No specific type of “armed drone” is recorded in RMFA’s statement. Presumably, reference is made to types of U.S.-produced unmanned aerial vehicles capable of aerodynamic flight over the majority of their flight path within a range of between 500 and 5,500 kilometers and which is the rough definition of a GLCM contained in paragraph (2) of Article II of the INF Treaty. The United States has made every effort in the context of the Missile Technology Control Regime (MTCR) to ensure that unmanned systems do not contribute to the proliferation of cruise and ballistic missile technology. Several Russian sales of various systems have been problematic for these efforts; in particular, its sales of Iskander-E to states like Syria. Additionally, while exclusively conventionally-armed U.S. unmanned aerial systems are now common in and among our Allies, there is no evidence provided by Moscow proving that any of them are “weapon-delivery vehicles” as the term is used in the INF Treaty. There is no allegation in the RMFA statement concerning whether or not any unnamed unmanned system has been flight-tested or deployed for weapon-delivery, and thus even if a U.S. unmanned system is launched from land, it does not meet the other tests imposed under the INF Treaty that would render any such system subject to and constitute a violation of the INF Treaty.
Additionally, official Moscow has had no comment on sales of the Club-K Container Missile System, marketing data for which appear to advertise an ability to covertly conceal a cruise missile of shorter-range in and among common commercial freight deliveries, to include marketing of the systems with an unmanned drone or satellite support to guide the Club-K to targets, and includes launches from rail- and road-mobile freight containers/launchers on land, for which such launchers are specifically designed, and from which the Club-K strikes targets located on the surface of the earth. Flight characteristics and range capabilities are difficult to determine based on publicly available data for the Club-K.
“[The] Mk-41 launch systems, which the United States intend to deploy in Poland and Romania within the framework of the implementation of their ‘stage-by-stage adaptive approach’ to the deployment of a global missile defence.”

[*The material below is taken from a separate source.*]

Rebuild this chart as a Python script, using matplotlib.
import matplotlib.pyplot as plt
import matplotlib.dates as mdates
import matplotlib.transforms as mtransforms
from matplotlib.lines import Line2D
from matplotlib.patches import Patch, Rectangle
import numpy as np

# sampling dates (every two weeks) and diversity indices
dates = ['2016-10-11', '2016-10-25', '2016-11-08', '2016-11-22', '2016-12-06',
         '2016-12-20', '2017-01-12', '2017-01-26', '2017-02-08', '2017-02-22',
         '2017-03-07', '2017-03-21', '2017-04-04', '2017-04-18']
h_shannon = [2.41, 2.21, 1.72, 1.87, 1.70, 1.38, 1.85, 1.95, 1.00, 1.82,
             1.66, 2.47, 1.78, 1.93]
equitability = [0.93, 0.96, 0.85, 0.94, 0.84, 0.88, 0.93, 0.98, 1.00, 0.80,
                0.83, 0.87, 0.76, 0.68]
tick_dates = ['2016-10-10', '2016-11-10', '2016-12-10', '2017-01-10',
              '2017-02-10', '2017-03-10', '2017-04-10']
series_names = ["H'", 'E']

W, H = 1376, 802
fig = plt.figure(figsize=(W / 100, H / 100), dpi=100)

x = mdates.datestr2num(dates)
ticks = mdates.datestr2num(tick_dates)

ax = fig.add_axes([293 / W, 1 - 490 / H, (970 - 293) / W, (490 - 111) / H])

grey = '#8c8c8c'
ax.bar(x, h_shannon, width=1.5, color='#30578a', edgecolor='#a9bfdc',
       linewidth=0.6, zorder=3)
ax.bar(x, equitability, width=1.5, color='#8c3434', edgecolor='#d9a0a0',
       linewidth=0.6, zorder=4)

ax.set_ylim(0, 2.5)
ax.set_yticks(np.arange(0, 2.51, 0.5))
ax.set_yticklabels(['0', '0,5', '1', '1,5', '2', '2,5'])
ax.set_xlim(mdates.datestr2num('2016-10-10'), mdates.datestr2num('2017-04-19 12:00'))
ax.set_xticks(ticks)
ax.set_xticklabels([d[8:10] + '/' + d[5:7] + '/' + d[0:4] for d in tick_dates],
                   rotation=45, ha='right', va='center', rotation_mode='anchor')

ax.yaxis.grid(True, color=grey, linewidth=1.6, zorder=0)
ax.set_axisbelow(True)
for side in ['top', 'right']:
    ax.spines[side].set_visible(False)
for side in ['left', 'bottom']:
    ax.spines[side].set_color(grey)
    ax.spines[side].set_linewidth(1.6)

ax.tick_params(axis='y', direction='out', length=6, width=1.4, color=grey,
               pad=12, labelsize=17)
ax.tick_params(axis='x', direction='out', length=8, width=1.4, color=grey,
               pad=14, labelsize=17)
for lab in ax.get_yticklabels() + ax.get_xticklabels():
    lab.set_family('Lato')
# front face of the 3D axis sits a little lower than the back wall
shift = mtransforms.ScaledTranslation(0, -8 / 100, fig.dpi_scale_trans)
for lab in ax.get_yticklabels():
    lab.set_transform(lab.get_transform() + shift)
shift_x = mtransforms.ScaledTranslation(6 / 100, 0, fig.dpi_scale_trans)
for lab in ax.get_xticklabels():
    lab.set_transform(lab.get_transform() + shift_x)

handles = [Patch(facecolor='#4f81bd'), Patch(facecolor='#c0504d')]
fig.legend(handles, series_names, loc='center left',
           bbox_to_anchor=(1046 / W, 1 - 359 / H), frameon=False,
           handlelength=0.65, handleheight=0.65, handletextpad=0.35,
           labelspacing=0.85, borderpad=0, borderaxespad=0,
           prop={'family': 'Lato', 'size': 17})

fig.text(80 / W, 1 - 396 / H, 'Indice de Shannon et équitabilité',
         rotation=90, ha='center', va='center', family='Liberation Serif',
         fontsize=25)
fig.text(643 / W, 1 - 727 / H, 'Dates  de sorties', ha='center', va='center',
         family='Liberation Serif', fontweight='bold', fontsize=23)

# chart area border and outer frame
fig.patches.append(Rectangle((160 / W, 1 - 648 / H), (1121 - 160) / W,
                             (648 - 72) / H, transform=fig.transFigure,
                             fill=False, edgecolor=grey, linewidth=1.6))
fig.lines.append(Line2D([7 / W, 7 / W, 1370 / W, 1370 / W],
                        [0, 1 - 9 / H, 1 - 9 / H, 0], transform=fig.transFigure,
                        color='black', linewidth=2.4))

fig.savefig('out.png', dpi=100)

The United States publicly announced the first launch of an SM-3 Block IB from a Mark 41 Vertical Launch System (Mk 41 VLS) from Hawaii early this year at the Aegis Ashore Missile Defense Test Complex (AAMDTC). To date, Russia has not publicly disclosed the date or dates of its launch of any GLCM, which may bear directly on Russian compliance with its binding obligation not to fire any such system in the INF Treaty. Again, per previously cited text contained within the INF Treaty, a U.S. VLS launcher deployed on land, the exclusive purpose of which is to fire an intercepting missile at an object not located on the surface of the earth, and which is not developed or designed to launch any weapon-delivery vehicle as that term is used in the INF Treaty, does not appear to be a prima facie violation of the INF Treaty. Furthermore, the United States has offered on a continued basis cooperation with the Russian Federation in the area of missile defense, since at least 2004 under the previous U.S. President. At each stage, it has been rebuffed with demands for more information that would compromise the military effectiveness of the systems in question or constitute informal limitations on the range, speed, number and location of such defenses, which the United States cannot and will not accept.

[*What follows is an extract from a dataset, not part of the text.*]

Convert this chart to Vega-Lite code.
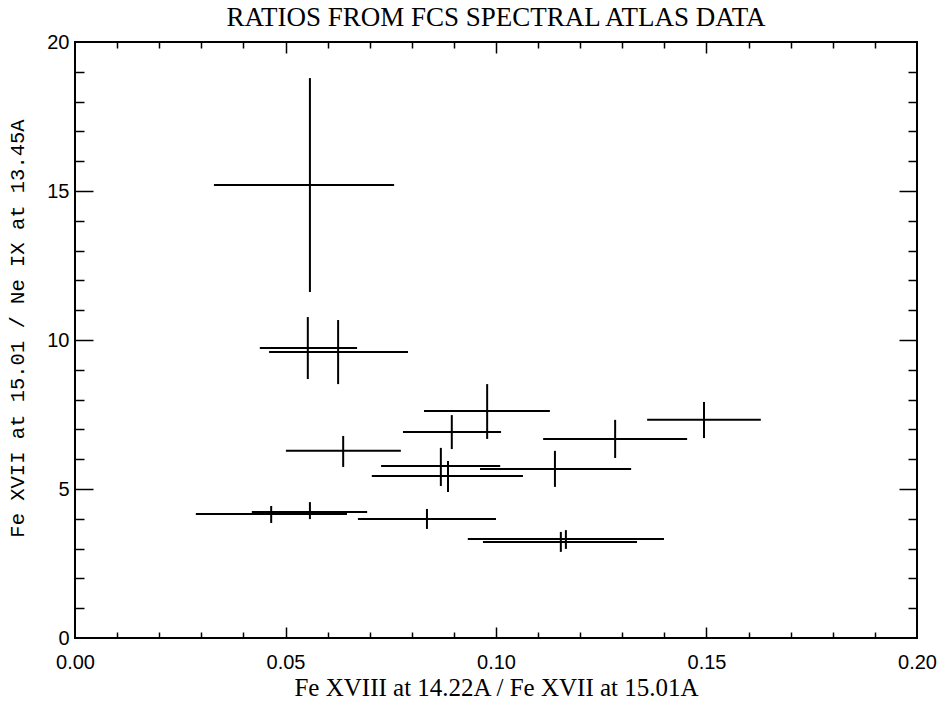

It is also wholly unclear whether a VLS based on land would constitute a fixed launcher for a ground-launched ballistic missile (GLBM launcher) under paragraph (3) of Article II of the INF Treaty. In addition, paragraph (7) of Artice II states, in full, that “If a launcher has been tested for launching a GLBM or a GLCM, all launchers of that type shall be considered to have been tested for launching GLBMs or GLCMs.” While sea-based, the VLS can host a variety of missiles, depending on the deployed missile canister. Certain software changes can also modify the VLS at sea. However, the VLS deployed in Poland and Romania will not house any missile other than the Raytheon Standard Missile Three, which is of a type of missile developed and tested solely to intercept objects not located on the surface of the earth.
Lastly, as was repeatedly noted to Moscow since 2009, regional, adaptive U.S. missile defenses in NATO pose no threat to the SOA of the Russian Federation, and are not part of a global missile defense system. However, Russian noncompliance with the INF Treaty is highly likely to result in reexamination of American plans to cancel certain aspects of its Phased and Adaptive Approach to missile defenses, least not in the U.S. Congress, but equally within the U.S. Government as a whole, to include taking required defensive measures to protect any VLS-ashore in any American ally’s territory. Russia had many options, but by taking a path of noncompliance with the treaty that fundamentally established the conditions necessary for nuclear arms reductions in Europe, it now wishes to return to an arms race. By intimating that U.S. missile defenses are a violation of the INF Treaty, Moscow perhaps gives away its own rationale for noncompliance. We should take steps to ensure no advantage results, including defending our Allies and deployed forces from INF-range attack.
Finally, as other U.S. experts have noted, in particular Jeffrey Lewis, it is the Russian Federation, not the United States, that continues to mix conventional and nuclear missile defense. It perhaps now has begun to mix conventional and nuclear offense in a force of banned INF-range weapons.
Should Moscow wish to engage in a public debate regarding U.S. arms control compliance, both the Government and people of the United States would welcome any such effort. Citation of legally defective and intentionally vague accusations in response to a specific, public finding of noncompliance achieves nothing.